Monday, Mar. 11, 1929
Women of Importance
Charles Curtis of Kansas likes to have a discreet and well-trained young woman as his administrative assistant, so last week he appointed Miss Lola M. Williams of Kansas, long his senatorial secretary, to be the first woman to enjoy the majestic title of "Secretary to the President of the United States Senate."

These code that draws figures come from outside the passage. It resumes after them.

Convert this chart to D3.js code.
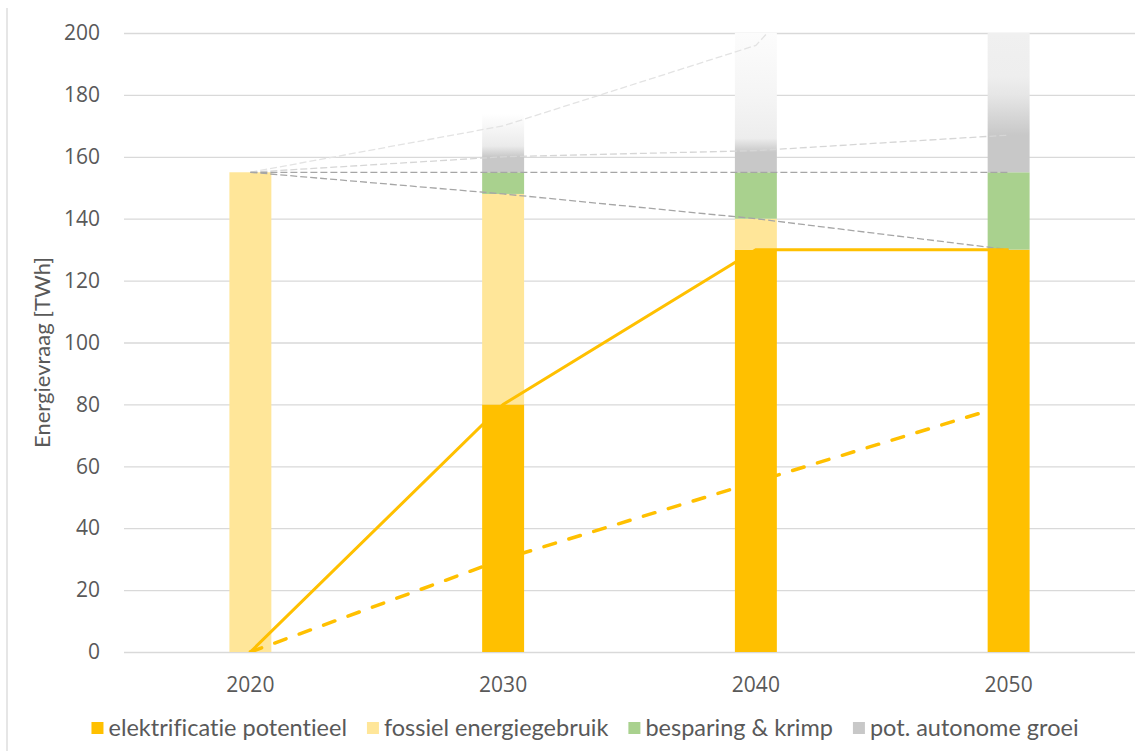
<!DOCTYPE html>
<html>
<head>
<meta charset="utf-8">
<script src="https://cdn.jsdelivr.net/npm/d3@7"></script>
<style>
  body { margin: 0; background: #fff; }
  svg { display: block; }
  text { font-variant-ligatures: none; }
</style>
</head>
<body>
<div id="chart"></div>
<script>
// categories
const years = ["2020", "2030", "2040", "2050"];

// stacked bar series (TWh)
const elektrificatie = [0, 80, 130, 130];
const fossiel = [155, 68, 10, 0];
const besparing = [0, 7, 15, 25];
const autonoom = [0, 19, 45, 45];

// line series (TWh)
const elekLijn = [0, 80, 130, 130];
const elekLijnLaag = [0, 30, 55, 80];
const trendDaling = [155, 148, 140, 130];
const trendGelijk = [155, 155, 155, 155];
const trendLaag = [155, 160, 162, 167];
const trendHoog = [155, 170, 196, 284];

const yTicks = [0, 20, 40, 60, 80, 100, 120, 140, 160, 180, 200];
const legendLabels = ["elektrificatie potentieel", "fossiel energiegebruik", "besparing & krimp", "pot. autonome groei"];

const W = 1137, H = 751;
const margin = { top: 33, right: 2, bottom: 99, left: 124 };
const textColor = "#595959";
const colors = ["#FFC000", "#FFE699", "#A9D18E", "#C8C8C8"];

// fade of the grey "autonome groei" blocks (value, colour), one per year
const greyFade = [
    [],
    [[155, "#c8c8c8"], [160, "#c8c8c8"], [163.5, "#ebebeb"], [174, "#ffffff"]],
    [[155, "#c8c8c8"], [161.5, "#c8c8c8"], [166, "#ededed"], [180, "#f5f5f5"], [200, "#fcfcfc"]],
    [[155, "#c8c8c8"], [167, "#c8c8c8"], [180, "#e6e6e6"], [186, "#eeeeee"], [200, "#f0f0f0"]]
];

const svg = d3.select("#chart").append("svg")
    .attr("width", W)
    .attr("height", H);

const x = d3.scaleBand()
    .domain(years)
    .range([margin.left, W - margin.right])
    .paddingInner(0.834)
    .paddingOuter(0.417);

const y = d3.scaleLinear()
    .domain([0, 200])
    .range([H - margin.bottom, margin.top]);

const cx = d => x(d) + x.bandwidth() / 2;

// chart border (left edge visible)
svg.append("line")
    .attr("x1", 7).attr("x2", 7)
    .attr("y1", 8).attr("y2", H)
    .attr("stroke", "#d9d9d9")
    .attr("stroke-width", 1.3);

// gridlines + y labels
const yAxis = d3.axisLeft(y)
    .tickValues(yTicks)
    .tickSize(-(W - margin.left - margin.right))
    .tickPadding(24);

const yG = svg.append("g")
    .attr("transform", `translate(${margin.left},0)`)
    .call(yAxis);
yG.select(".domain").remove();
yG.selectAll(".tick line")
    .attr("stroke", "#d9d9d9")
    .attr("stroke-width", 1.3);
yG.selectAll(".tick text")
    .attr("fill", textColor)
    .style("font-family", "'Open Sans', sans-serif")
    .style("font-size", "21px");

// x labels
const xAxis = d3.axisBottom(x).tickSize(0).tickPadding(25);
const xG = svg.append("g")
    .attr("transform", `translate(0,${H - margin.bottom})`)
    .call(xAxis);
xG.select(".domain").remove();
xG.selectAll(".tick text")
    .attr("fill", textColor)
    .style("font-family", "'Open Sans', sans-serif")
    .style("font-size", "21px");

// y title
svg.append("text")
    .attr("transform", `translate(50,${(margin.top + H - margin.bottom) / 2 + 10}) rotate(-90)`)
    .attr("text-anchor", "middle")
    .attr("fill", textColor)
    .style("font-family", "Lato, sans-serif")
    .style("font-size", "22px")
    .text("Energievraag [TWh]");

// clip to plot area
const defs = svg.append("defs");
defs.append("clipPath").attr("id", "plot")
    .append("rect")
    .attr("x", margin.left).attr("y", margin.top)
    .attr("width", W - margin.left - margin.right)
    .attr("height", H - margin.top - margin.bottom);

// gradients for grey blocks
greyFade.forEach((stops, i) => {
    if (!stops.length) return;
    const g = defs.append("linearGradient")
        .attr("id", "fade" + i)
        .attr("gradientUnits", "userSpaceOnUse")
        .attr("x1", 0).attr("x2", 0)
        .attr("y1", y(155)).attr("y2", y(200));
    stops.forEach(([v, c]) => {
        g.append("stop")
            .attr("offset", (v - 155) / 45)
            .attr("stop-color", c);
    });
});

// stacked bars
const table = years.map((yr, i) => ({
    year: yr,
    elek: elektrificatie[i],
    fos: fossiel[i],
    besp: besparing[i],
    auto: autonoom[i]
}));
const stack = d3.stack().keys(["elek", "fos", "besp", "auto"])(table);

const plot = svg.append("g").attr("clip-path", "url(#plot)");

plot.selectAll(".layer")
    .data(stack)
    .join("g")
    .attr("class", "layer")
    .selectAll("rect")
    .data((layer, k) => layer.map((d, i) => ({ d, k, i })))
    .join("rect")
    .attr("x", o => x(o.d.data.year))
    .attr("width", x.bandwidth())
    .attr("y", o => y(o.d[1]))
    .attr("height", o => Math.max(0, y(o.d[0]) - y(o.d[1])))
    .attr("fill", o => o.k === 3 ? `url(#fade${o.i})` : colors[o.k]);

// dashed grey trend lines
const line = d3.line()
    .x((v, i) => cx(years[i]))
    .y(v => y(v));

const greyLines = [
    { data: trendHoog, color: "#e3e3e3" },
    { data: trendLaag, color: "#d6d6d6" },
    { data: trendGelijk, color: "#a6a6a6" },
    { data: trendDaling, color: "#a6a6a6" }
];
plot.selectAll(".trend")
    .data(greyLines)
    .join("path")
    .attr("class", "trend")
    .attr("d", d => line(d.data))
    .attr("fill", "none")
    .attr("stroke", d => d.color)
    .attr("stroke-width", 1.3)
    .attr("stroke-dasharray", "7,3");

// electrification lines
plot.append("path")
    .attr("d", line(elekLijnLaag))
    .attr("fill", "none")
    .attr("stroke", "#FFC000")
    .attr("stroke-width", 3.5)
    .attr("stroke-linecap", "round")
    .attr("stroke-dasharray", "12,14");

plot.append("path")
    .attr("d", line(elekLijn))
    .attr("fill", "none")
    .attr("stroke", "#FFC000")
    .attr("stroke-width", 3);

// legend
const legend = svg.append("g");
const items = legend.selectAll("g")
    .data(legendLabels)
    .join("g");
items.append("rect")
    .attr("width", 12).attr("height", 12)
    .attr("y", -6)
    .attr("fill", (d, i) => colors[i]);
items.append("text")
    .attr("x", 17)
    .attr("dy", "0.35em")
    .attr("fill", textColor)
    .style("font-family", "Lato, sans-serif")
    .style("font-size", "23.5px")
    .text(d => d);

let offset = 0;
const gap = 20;
items.each(function () {
    const w = 17 + d3.select(this).select("text").node().getComputedTextLength();
    d3.select(this).attr("transform", `translate(${offset},0)`);
    offset += w + gap;
});
const total = offset - gap;
legend.attr("transform", `translate(${585 - total / 2},728)`);
</script>
</body>
</html>
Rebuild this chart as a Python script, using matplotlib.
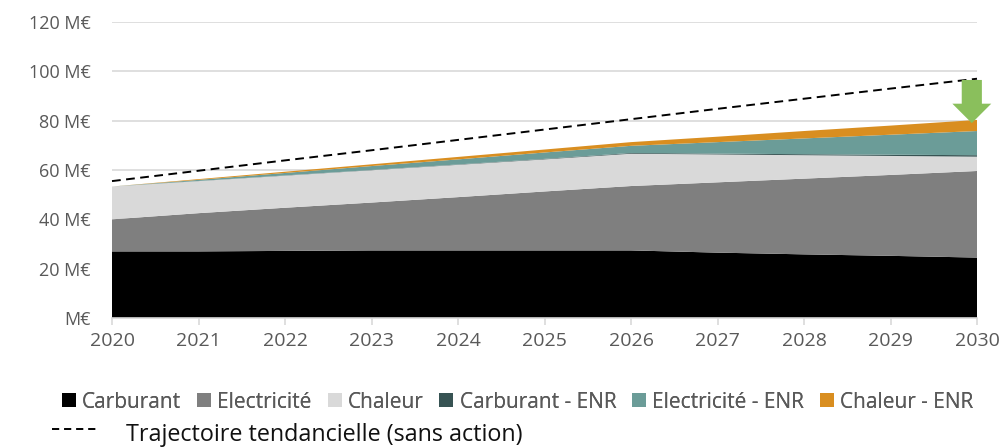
import matplotlib
matplotlib.use('Agg')
import matplotlib.pyplot as plt
from matplotlib.legend_handler import HandlerLine2D
from matplotlib.lines import Line2D
from matplotlib.patches import Patch

plt.rcParams['font.family'] = ['Open Sans', 'DejaVu Sans']

years = [2020, 2021, 2022, 2023, 2024, 2025, 2026, 2027, 2028, 2029, 2030]
carburant = [27, 27, 27.2, 27.4, 27.4, 27.4, 27.4, 26.5, 25.8, 25.2, 24.5]
electricite = [13, 15.5, 17.5, 19.4, 21.6, 23.9, 26.1, 28.5, 30.7, 32.8, 35.1]
chaleur = [13.3, 13, 13, 13.1, 13.1, 13, 13.1, 11.3, 9.5, 7.7, 5.8]
carburant_enr = [0, 0.05, 0.1, 0.1, 0.15, 0.2, 0.3, 0.35, 0.4, 0.5, 0.6]
electricite_enr = [0, 0.45, 1, 1.6, 2.05, 2.6, 2.9, 4.65, 6.4, 8.1, 9.8]
chaleur_enr = [0, 0.3, 0.5, 0.7, 1, 1.2, 1.5, 2.2, 3, 3.7, 4.5]
tendance = [55.5, 59.7, 63.9, 68, 72.2, 76.4, 80.6, 84.8, 88.9, 93, 97]

labels = ['Carburant', 'Electricité', 'Chaleur', 'Carburant - ENR', 'Electricité - ENR', 'Chaleur - ENR']
colors = ['#000000', '#7f7f7f', '#d9d9d9', '#375353', '#6b9c98', '#d98e20']
yticks = [0, 20, 40, 60, 80, 100, 120]
ytick_labels = ['M€', '20 M€', '40 M€', '60 M€', '80 M€', '100 M€', '120 M€']


def raise_line(legline, orig):
	# dashes sit a bit above the text line
	legline.update_from(orig)
	legline.set_ydata(legline.get_ydata() + 3)


W, H = 1004, 447
fig = plt.figure(figsize=(W / 100, H / 100), dpi=100)
ax = fig.add_axes([112 / W, 1 - 318 / H, (977 - 112) / W, (318 - 22) / H])

ax.stackplot(years, carburant, electricite, chaleur, carburant_enr, electricite_enr, chaleur_enr,
             colors=colors, labels=labels, zorder=2)
ax.plot(years, tendance, color='black', lw=1.4, dashes=(4.5, 2.8), zorder=3, clip_on=False)

ax.set_xlim(2020, 2030)
ax.set_ylim(0, 120)
ax.set_xticks(years)
ax.set_yticks(yticks)
ax.set_yticklabels(ytick_labels)
ax.grid(axis='y', color='#d9d9d9', lw=1.2, zorder=0)
ax.set_axisbelow(True)
for side in ['top', 'right', 'left']:
	ax.spines[side].set_visible(False)
ax.spines['bottom'].set_color('#d9d9d9')
ax.spines['bottom'].set_linewidth(1.2)
ax.tick_params(axis='y', length=0, labelsize=13, labelcolor='#595959', pad=15.5)
ax.tick_params(axis='x', length=5, width=1.2, color='#d9d9d9', labelsize=14, labelcolor='#595959', pad=5)

# green arrow from the trend line down to the stacked total
ax.annotate('', xy=(2029.94, 79), xytext=(2029.94, 96.5), annotation_clip=False, zorder=4,
            arrowprops=dict(width=14.5, headwidth=28, headlength=14, shrink=0,
                            facecolor='#8abf5c', edgecolor='none'))

handles = [Patch(facecolor=c, label=l) for c, l in zip(colors, labels)]
leg1 = fig.legend(handles=handles, ncol=6, loc='center left', bbox_to_anchor=(62 / W, 1 - 402 / H),
                  frameon=False, fontsize=15, labelcolor='#595959', handlelength=0.67, handleheight=0.67,
                  handletextpad=0.3, columnspacing=0.76, borderaxespad=0, borderpad=0)

line_handle = Line2D([0], [0], color='black', lw=1.4, dashes=(3.7, 2.5))
leg2 = fig.legend(handles=[line_handle], labels=['Trajectoire tendancielle (sans action)'], loc='center left',
                  bbox_to_anchor=(52 / W, 1 - 435 / H), frameon=False, fontsize=16.8, labelcolor='#111111',
                  handlelength=2.0, handletextpad=1.15, borderaxespad=0, borderpad=0,
                  handler_map={line_handle: HandlerLine2D(update_func=raise_line)})
fig.add_artist(leg1)

fig.savefig('out.png', dpi=100)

Speaker Nicholas Longworth of the House has long had a woman secretary, able and personable Miss Mildred E. Reeves of the District of Columbia. Her bobbed hair, olive complexion and wine-colored dresses are familiar decorations of the House, where she can generally be seen in a rear seat on the Democratic side watching legislation hawk-eyed. With women in its membership, the House is used to having women on its floor; hence it admitted women secretaries long ago. But not the Senate, where men are statesmen. Women members of the House may tread there. And "grand old" Mrs. Rebecca Ratimer Felton of Georgia, was actually Senator, for one day in 1922, by a southern gentleman-governor's gesture.* But women secretaries have been barred even more rigorously than senators-suspect.
Now Senators will see, tripping politely up to their august rostrum, a slim person in her early 30's, with bright blond hair and a ready smile. Lola Williams got on in the world by cultivating a small potato patch of her own in a corner of the family farm; later by selling newspaper subscriptions. She reached Washington in 1918, a trained secretary looking for a job. The War Department took her in as a clerk until Senator Curtis found her. Now she is queen Secretary of the whole vast capitol.
Another Congressional secretary received a substantial promotion last week, when Representative Fiorello* H. La Guardia of Manhattan took Miss Marie M. Fisher, his secretary for 14 years, unto him as second wife. Congressman O. J. Kvale of Minnesota, a Lutheran minister, performed the service and the marriage was formally announced on the House floor. Two days later Representative La Guardia, swart and peppery, impeached a Federal judge.
*Last week, motoring to Calhoun, Ga., with her grandson, Mrs. Felton, now 94, was flung against the back window of the car when it crashed another. She, the only one hurt, sat calmly while physicians worked on her face for two hours, staunching her wounds and putting in 20 stitches. *"Little Flower" in Italian.